Concrete Action Is Critical for Socially Engaged PR

April 7, 2022

Concrete Action Is Critical for Socially Engaged PR

April 7, 2022

Group Gordon’s Efe Osagie explains why socially engaged PR requires action to back up words.

socially engaged PRThis past month we celebrated International Women’s Day on March 8th. In support of the holiday, many companies took to Twitter and other social media to express their support of women’s equality. But what they didn’t expect was for a pay gap bot to call out each company’s gender pay gap in response to their International Women’s Day statement. By the end of the day, hundreds of companies were called out for pay disparities that conflicted with their stated commitment to women’s equality.
This is becoming an increasingly common occurrence in our society. We live in a world that places increasing importance on steps corporations are taking to support social, political, and environmental issues. Due to strengthened media scrutiny and long-lasting consequences for public mistakes (“cancel culture”), the stakes have never been higher for companies to publicly speak and support the right issues at the right time. This has led to companies scrambling to put out statements to show they care about the latest important issue. But without always having tangible actions to back up their words, they’re vulnerable to being called out by the media and the public.

Below are some things companies committed to socially engaged PR can do to prevent last-minute virtue signaling and instead voice genuine commitments with concrete actions to back them up.

Work proactively

You shouldn’t be waiting until Pride Month to figure out how your company wants to celebrate LGBTQ+ communities. A company should make a plan, grounded in its values, to determine the communications, operational, and socially engaged actions to take to support different causes throughout the year. This way, when the time comes to make a statement on a topic, you have something to back up the words.

Own up to mistakes

As hard as you might work to prioritize the issues that matter most to your key internal and external audiences, it’s impossible to be perfect. It’s inevitable that there’ll be areas where you find yourself falling short, whether that’s through internal evaluation or public discovery.
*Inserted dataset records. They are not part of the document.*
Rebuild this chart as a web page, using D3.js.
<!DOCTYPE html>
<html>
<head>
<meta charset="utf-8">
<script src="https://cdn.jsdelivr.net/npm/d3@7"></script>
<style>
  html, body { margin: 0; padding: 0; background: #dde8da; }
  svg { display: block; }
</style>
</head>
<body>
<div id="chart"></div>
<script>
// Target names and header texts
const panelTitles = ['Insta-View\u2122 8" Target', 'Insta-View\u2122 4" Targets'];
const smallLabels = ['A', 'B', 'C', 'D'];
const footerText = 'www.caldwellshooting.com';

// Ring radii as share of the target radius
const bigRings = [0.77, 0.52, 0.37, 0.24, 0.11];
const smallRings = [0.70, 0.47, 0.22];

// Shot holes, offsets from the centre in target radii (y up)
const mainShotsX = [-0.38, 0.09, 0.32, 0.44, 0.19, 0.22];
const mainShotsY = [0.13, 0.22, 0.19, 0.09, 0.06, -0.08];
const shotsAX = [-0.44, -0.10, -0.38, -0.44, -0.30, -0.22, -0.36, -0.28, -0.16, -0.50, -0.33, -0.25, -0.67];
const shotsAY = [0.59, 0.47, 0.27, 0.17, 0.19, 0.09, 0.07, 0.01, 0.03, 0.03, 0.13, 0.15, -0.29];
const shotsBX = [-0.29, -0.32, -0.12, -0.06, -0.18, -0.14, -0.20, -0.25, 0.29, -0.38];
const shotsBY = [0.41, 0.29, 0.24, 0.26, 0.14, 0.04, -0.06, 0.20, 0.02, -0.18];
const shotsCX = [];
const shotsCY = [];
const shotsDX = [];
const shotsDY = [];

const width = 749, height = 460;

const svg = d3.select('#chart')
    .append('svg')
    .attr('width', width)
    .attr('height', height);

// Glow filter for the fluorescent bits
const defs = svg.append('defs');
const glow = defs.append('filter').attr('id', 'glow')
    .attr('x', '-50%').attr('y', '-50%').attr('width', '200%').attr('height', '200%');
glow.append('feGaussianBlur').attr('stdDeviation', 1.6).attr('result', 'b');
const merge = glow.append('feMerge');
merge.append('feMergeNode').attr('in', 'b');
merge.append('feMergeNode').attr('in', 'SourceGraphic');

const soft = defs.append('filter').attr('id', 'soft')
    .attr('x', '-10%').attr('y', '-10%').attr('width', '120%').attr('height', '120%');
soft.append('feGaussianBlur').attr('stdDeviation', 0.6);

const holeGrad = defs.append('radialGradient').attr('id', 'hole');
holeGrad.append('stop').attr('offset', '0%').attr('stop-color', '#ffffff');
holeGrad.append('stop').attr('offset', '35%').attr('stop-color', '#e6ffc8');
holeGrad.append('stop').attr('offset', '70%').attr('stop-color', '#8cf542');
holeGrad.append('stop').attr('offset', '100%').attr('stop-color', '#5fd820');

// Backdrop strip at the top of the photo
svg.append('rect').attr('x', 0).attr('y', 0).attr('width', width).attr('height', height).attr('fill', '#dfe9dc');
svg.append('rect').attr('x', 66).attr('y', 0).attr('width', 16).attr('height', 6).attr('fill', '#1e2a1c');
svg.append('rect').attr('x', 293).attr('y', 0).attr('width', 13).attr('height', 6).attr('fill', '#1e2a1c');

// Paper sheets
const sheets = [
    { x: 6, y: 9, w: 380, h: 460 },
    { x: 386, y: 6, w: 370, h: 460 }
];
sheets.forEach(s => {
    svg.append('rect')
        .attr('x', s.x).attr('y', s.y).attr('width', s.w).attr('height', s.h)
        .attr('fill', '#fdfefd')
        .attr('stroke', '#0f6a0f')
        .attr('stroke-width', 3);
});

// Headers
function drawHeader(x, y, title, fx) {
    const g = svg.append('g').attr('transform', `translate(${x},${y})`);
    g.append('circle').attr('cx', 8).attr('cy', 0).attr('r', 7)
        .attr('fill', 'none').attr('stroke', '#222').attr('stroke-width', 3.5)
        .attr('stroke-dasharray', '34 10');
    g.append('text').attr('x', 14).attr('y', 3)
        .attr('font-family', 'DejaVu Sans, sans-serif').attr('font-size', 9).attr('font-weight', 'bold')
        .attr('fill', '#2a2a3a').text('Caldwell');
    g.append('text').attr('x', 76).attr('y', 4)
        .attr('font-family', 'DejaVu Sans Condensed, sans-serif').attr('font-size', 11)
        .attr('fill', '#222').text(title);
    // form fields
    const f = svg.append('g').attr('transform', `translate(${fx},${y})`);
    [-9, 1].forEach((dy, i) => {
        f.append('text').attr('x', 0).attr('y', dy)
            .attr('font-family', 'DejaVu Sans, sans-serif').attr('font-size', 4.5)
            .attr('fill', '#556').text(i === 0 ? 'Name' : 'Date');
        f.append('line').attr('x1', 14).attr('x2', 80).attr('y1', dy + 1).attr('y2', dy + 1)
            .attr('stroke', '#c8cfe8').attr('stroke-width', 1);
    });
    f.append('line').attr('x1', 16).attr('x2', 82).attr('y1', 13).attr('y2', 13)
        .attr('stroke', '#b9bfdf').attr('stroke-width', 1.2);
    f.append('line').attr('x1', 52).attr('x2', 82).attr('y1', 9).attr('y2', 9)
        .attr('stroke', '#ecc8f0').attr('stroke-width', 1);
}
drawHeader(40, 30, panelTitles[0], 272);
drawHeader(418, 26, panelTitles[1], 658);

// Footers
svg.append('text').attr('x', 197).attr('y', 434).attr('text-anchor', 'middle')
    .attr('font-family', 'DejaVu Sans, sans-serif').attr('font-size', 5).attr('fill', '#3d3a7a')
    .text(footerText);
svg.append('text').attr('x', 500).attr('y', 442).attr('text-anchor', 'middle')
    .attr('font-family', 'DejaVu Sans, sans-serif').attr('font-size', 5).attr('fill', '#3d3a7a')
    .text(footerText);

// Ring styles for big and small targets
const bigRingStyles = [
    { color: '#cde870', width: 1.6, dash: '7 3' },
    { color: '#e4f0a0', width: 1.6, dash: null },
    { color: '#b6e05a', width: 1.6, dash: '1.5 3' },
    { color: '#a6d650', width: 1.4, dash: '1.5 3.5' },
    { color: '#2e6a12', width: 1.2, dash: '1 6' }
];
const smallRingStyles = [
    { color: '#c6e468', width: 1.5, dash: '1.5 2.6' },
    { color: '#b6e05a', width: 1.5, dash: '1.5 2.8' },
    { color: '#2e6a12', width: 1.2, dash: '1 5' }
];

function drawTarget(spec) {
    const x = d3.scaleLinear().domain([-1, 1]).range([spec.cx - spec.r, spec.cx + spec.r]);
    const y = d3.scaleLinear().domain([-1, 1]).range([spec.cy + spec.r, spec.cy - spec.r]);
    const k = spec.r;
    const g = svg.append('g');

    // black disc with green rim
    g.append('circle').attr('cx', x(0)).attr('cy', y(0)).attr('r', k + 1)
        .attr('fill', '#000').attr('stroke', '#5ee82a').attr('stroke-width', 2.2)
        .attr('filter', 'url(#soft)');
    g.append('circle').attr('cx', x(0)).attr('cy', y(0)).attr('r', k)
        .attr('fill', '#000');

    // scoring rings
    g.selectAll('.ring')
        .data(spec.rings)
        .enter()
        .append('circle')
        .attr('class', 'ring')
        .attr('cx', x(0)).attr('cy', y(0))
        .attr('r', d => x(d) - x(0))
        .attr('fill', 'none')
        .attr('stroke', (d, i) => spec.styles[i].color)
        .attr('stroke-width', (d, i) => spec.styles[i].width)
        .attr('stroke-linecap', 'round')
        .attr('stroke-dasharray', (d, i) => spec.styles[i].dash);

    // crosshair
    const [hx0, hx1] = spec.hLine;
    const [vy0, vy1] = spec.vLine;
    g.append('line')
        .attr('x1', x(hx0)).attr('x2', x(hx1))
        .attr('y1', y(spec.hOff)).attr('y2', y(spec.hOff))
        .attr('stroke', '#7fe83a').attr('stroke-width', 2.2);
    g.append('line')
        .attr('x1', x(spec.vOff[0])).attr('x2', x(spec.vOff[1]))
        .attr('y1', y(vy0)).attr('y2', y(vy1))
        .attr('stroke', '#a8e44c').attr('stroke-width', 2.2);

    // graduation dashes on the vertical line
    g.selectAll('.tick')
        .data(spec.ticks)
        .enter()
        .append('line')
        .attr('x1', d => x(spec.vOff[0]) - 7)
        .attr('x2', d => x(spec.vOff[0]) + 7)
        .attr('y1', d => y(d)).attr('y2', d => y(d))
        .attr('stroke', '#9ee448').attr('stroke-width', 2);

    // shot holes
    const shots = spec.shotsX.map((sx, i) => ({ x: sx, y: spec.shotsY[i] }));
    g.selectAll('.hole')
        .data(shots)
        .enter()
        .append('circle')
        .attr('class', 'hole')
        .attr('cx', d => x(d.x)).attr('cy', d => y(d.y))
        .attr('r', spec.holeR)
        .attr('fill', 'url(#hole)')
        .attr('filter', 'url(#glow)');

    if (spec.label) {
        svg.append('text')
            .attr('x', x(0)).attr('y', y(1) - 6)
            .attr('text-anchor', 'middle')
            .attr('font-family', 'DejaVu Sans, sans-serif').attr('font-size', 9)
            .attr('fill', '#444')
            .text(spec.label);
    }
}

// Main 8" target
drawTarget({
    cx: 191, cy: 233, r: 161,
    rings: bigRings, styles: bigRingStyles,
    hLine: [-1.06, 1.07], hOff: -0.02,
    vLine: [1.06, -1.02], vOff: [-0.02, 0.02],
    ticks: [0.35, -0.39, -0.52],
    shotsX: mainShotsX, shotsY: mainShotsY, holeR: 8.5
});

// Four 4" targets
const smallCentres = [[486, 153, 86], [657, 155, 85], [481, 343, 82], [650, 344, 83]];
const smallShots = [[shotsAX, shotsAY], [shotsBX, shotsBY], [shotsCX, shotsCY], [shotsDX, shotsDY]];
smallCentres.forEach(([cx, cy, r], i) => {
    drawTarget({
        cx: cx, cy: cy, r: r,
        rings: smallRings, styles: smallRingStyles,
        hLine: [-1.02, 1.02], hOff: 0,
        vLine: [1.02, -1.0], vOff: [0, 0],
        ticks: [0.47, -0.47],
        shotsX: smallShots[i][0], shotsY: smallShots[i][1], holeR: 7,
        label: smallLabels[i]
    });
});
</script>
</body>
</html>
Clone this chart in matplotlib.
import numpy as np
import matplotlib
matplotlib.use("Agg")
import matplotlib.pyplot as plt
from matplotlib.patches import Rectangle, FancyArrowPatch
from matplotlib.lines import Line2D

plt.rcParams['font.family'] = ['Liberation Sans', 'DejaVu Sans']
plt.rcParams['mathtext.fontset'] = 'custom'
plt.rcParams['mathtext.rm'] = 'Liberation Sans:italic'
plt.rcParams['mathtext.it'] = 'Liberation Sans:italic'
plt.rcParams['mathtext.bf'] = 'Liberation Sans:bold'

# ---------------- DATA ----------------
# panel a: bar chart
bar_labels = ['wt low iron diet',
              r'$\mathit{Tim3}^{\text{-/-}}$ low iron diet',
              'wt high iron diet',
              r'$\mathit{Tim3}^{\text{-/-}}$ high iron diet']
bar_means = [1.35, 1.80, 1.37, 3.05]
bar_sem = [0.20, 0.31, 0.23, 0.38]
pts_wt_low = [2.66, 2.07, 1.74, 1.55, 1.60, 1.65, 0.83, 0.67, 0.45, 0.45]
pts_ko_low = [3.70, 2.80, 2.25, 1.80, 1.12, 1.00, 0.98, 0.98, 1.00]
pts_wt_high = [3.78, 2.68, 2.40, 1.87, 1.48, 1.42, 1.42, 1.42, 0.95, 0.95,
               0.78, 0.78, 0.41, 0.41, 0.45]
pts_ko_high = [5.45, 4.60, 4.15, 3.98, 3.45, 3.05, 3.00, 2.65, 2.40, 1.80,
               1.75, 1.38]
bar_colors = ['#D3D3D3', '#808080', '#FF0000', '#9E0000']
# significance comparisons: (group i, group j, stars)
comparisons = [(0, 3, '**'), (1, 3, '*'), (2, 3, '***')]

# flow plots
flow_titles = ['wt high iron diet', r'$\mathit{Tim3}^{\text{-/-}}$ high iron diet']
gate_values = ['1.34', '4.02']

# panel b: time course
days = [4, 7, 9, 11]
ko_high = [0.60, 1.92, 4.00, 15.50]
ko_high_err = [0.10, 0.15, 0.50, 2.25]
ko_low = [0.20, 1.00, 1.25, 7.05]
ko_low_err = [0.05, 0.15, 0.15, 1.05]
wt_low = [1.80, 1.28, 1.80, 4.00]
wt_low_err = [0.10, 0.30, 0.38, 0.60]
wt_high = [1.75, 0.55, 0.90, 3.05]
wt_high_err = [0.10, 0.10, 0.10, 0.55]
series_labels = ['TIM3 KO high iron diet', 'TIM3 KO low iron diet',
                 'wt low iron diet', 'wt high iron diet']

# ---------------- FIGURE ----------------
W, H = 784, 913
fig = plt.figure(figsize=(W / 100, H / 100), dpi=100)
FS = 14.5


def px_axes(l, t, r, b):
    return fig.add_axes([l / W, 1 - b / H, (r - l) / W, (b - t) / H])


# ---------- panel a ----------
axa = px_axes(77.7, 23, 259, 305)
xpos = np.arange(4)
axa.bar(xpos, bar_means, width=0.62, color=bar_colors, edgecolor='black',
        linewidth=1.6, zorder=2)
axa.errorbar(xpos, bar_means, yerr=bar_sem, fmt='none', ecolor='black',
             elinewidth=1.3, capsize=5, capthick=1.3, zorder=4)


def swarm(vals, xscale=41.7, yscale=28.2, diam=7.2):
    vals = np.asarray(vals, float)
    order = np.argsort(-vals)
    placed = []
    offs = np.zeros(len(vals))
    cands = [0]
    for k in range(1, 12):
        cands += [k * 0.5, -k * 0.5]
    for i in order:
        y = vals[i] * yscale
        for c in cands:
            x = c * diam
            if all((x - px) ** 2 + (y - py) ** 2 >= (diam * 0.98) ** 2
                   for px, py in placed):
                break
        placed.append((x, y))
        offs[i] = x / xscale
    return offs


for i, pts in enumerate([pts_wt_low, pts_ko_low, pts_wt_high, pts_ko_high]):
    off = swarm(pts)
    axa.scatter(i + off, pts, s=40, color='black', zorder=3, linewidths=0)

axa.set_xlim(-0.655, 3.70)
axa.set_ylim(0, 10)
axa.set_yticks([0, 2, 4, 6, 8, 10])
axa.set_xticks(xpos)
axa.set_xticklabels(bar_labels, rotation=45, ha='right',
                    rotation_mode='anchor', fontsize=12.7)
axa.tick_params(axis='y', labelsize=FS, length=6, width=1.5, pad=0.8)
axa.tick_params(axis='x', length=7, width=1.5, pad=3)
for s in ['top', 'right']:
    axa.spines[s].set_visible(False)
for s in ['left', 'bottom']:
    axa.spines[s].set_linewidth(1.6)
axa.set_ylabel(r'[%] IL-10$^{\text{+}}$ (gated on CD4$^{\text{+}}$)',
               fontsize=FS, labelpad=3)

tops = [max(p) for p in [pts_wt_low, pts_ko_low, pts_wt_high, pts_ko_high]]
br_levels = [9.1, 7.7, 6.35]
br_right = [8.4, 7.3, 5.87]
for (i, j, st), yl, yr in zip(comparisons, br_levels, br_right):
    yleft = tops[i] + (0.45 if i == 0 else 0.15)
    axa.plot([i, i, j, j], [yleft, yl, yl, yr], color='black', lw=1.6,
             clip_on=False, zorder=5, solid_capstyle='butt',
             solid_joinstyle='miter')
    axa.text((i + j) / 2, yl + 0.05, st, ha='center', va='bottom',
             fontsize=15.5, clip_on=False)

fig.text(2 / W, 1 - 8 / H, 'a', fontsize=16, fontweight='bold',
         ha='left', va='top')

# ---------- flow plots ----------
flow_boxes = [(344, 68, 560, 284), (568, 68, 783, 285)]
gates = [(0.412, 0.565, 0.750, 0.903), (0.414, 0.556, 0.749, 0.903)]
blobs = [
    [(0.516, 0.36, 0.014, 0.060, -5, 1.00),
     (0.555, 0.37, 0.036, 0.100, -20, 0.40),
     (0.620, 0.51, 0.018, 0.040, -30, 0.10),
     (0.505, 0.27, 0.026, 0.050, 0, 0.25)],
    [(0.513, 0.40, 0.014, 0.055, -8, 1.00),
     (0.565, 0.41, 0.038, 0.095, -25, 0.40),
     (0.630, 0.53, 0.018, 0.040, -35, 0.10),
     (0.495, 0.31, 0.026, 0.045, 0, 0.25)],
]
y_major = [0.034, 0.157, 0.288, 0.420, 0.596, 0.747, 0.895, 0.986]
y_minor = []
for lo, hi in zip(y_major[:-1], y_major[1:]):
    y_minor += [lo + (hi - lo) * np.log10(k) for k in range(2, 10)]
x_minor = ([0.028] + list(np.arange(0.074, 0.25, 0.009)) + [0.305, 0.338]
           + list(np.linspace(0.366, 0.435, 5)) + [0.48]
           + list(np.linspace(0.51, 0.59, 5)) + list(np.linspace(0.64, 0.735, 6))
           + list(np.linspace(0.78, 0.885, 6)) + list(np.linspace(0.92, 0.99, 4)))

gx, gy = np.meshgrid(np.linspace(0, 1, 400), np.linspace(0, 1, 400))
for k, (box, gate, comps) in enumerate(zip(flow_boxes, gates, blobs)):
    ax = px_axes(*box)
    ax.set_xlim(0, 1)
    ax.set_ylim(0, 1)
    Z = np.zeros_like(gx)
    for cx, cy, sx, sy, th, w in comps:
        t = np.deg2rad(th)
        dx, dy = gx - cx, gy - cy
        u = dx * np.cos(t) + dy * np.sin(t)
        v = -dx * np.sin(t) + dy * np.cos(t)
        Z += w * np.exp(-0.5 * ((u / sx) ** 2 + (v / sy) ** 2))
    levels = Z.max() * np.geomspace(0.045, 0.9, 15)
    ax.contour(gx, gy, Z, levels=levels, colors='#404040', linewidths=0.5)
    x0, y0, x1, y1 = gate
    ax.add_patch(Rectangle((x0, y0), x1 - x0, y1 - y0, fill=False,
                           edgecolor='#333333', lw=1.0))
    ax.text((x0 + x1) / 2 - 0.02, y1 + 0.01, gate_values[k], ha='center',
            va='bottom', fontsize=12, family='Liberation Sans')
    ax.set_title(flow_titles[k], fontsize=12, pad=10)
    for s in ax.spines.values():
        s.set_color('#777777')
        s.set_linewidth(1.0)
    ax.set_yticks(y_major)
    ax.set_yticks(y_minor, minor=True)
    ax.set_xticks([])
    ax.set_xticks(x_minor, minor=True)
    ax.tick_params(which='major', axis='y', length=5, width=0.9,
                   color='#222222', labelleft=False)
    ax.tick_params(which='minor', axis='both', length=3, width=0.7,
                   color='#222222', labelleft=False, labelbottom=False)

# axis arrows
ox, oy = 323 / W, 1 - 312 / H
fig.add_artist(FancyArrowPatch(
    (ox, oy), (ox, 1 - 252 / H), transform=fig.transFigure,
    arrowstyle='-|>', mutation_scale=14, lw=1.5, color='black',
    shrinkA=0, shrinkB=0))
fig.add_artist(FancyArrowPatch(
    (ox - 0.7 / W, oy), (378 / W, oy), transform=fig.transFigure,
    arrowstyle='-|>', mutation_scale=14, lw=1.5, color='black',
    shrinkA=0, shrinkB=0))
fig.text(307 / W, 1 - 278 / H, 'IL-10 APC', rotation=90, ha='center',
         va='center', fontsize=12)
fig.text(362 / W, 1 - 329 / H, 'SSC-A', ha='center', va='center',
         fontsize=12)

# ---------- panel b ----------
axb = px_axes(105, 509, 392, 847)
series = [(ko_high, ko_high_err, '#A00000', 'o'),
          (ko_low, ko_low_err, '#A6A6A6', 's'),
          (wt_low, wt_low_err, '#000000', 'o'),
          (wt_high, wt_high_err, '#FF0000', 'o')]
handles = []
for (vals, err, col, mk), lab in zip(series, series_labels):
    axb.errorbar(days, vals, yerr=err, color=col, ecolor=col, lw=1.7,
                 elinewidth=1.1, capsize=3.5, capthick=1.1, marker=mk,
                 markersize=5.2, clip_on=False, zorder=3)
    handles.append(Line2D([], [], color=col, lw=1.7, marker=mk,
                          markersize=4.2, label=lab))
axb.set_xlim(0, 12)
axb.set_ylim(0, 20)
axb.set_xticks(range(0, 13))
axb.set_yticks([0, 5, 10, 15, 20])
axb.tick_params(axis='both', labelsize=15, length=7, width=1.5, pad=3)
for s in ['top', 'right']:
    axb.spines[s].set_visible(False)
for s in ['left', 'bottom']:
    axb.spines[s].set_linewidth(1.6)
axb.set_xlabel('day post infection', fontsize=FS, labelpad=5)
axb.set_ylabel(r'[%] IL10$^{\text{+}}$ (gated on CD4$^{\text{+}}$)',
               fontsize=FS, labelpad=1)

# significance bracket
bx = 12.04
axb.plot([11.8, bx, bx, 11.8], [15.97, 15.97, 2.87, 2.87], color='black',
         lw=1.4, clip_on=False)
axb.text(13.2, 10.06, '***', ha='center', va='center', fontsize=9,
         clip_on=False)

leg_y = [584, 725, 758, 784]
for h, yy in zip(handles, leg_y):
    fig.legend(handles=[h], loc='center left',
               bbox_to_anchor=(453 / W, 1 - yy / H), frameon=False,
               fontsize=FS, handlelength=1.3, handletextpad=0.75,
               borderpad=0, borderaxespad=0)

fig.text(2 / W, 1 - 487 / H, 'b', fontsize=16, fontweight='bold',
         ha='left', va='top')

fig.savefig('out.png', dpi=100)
When this happens, don’t go on the defensive and try to save face by explaining the other important things your company is doing. Doing so will only look combative and tone deaf. Instead, the best course of action is to own up to your company’s shortcomings and communicate (realistic) promises of what you’ll do to change.

Follow through on promises

If you make public promises of how you’ll be better, make sure to follow through! Elaborate promises that look good on paper but that your company can’t deliver on are just bad PR. Be realistic about what is possible. It’s better to start small, show consistent progress, and expand efforts as you have the capacity to do so. There’s nothing more damaging than a company announcing plans to support a cause and then getting called out for not following through. That’s one of the quickest ways for brands to lose public trust.

It’s not easy to keep up to date on every single social, political, environmental, and economic cause to support, but it’s important to show that your company cares about more than just profit. Actions speak louder than words when it comes to maintaining the public’s trust, and socially engaged PR only works if companies are willing to back up their words with concrete action on the causes they say they support.